* _Work instructions_:
Quote word for word the lines below, beginning with the first and ending with the one that has "const suArrow = [[-193.5, 248], [-193.5, 234]];". Drop the pictures.

++++++++++++++++++++

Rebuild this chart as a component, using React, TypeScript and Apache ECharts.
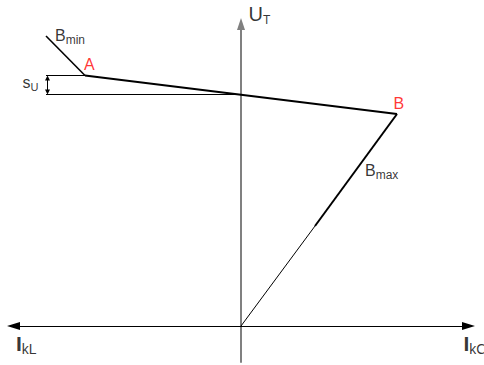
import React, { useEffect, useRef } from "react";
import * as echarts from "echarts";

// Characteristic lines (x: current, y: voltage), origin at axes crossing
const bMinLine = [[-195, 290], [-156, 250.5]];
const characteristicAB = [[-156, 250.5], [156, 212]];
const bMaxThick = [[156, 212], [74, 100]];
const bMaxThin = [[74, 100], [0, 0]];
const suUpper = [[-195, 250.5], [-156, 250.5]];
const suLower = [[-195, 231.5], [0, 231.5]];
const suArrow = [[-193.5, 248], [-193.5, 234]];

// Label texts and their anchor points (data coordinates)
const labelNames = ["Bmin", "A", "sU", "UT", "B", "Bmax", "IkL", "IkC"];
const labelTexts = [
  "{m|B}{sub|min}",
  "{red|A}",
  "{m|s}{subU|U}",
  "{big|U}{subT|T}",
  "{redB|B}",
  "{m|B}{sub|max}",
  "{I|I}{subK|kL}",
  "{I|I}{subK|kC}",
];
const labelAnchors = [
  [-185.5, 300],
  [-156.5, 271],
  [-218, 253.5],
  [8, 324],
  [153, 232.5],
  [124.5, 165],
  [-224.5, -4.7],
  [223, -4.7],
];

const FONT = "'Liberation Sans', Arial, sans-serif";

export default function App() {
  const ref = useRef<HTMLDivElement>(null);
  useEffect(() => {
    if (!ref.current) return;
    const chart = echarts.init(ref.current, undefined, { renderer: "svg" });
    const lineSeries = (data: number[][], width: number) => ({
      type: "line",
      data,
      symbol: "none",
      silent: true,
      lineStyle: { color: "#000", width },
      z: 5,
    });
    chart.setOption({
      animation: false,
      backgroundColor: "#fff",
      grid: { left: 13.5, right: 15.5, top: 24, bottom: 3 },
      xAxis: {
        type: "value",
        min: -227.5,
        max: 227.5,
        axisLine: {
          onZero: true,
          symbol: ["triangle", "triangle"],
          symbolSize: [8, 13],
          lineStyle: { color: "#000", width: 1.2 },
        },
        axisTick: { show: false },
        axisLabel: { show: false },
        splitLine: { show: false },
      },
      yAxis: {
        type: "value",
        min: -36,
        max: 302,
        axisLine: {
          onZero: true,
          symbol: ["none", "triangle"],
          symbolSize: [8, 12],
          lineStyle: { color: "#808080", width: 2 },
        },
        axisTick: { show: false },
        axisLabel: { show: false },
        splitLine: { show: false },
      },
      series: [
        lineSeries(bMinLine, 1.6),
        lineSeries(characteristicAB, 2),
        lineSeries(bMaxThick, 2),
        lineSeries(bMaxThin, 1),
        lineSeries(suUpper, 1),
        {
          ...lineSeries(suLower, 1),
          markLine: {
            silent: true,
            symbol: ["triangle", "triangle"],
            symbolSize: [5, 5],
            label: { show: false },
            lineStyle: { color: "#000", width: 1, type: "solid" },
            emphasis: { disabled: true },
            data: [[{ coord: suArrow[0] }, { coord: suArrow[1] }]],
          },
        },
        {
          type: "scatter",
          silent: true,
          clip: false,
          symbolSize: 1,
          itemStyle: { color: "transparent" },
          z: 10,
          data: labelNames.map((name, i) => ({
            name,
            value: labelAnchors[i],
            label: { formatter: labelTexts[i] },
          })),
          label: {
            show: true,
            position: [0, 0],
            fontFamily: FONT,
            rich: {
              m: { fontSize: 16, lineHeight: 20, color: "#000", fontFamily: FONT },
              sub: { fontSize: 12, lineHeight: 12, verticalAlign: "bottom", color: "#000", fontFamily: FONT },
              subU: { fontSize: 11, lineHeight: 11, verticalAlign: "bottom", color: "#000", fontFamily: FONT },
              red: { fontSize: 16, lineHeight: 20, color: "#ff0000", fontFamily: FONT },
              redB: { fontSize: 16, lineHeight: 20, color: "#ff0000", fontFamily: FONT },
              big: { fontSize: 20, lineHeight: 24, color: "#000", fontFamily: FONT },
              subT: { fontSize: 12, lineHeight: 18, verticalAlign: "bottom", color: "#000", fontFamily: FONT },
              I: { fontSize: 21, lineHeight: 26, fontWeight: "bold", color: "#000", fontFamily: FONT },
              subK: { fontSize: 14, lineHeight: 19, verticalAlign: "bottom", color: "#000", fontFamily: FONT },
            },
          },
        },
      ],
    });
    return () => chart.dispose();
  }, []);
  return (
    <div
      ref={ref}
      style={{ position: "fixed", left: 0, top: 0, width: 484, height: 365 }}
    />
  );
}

++++++++++++++++++++

* _Solution for this task_:
Rebuild this chart as a component, using React, TypeScript and Apache ECharts.
import React, { useEffect, useRef } from "react";
import * as echarts from "echarts";

// Characteristic lines (x: current, y: voltage), origin at axes crossing
const bMinLine = [[-195, 290], [-156, 250.5]];
const characteristicAB = [[-156, 250.5], [156, 212]];
const bMaxThick = [[156, 212], [74, 100]];
const bMaxThin = [[74, 100], [0, 0]];
const suUpper = [[-195, 250.5], [-156, 250.5]];
const suLower = [[-195, 231.5], [0, 231.5]];
const suArrow = [[-193.5, 248], [-193.5, 234]];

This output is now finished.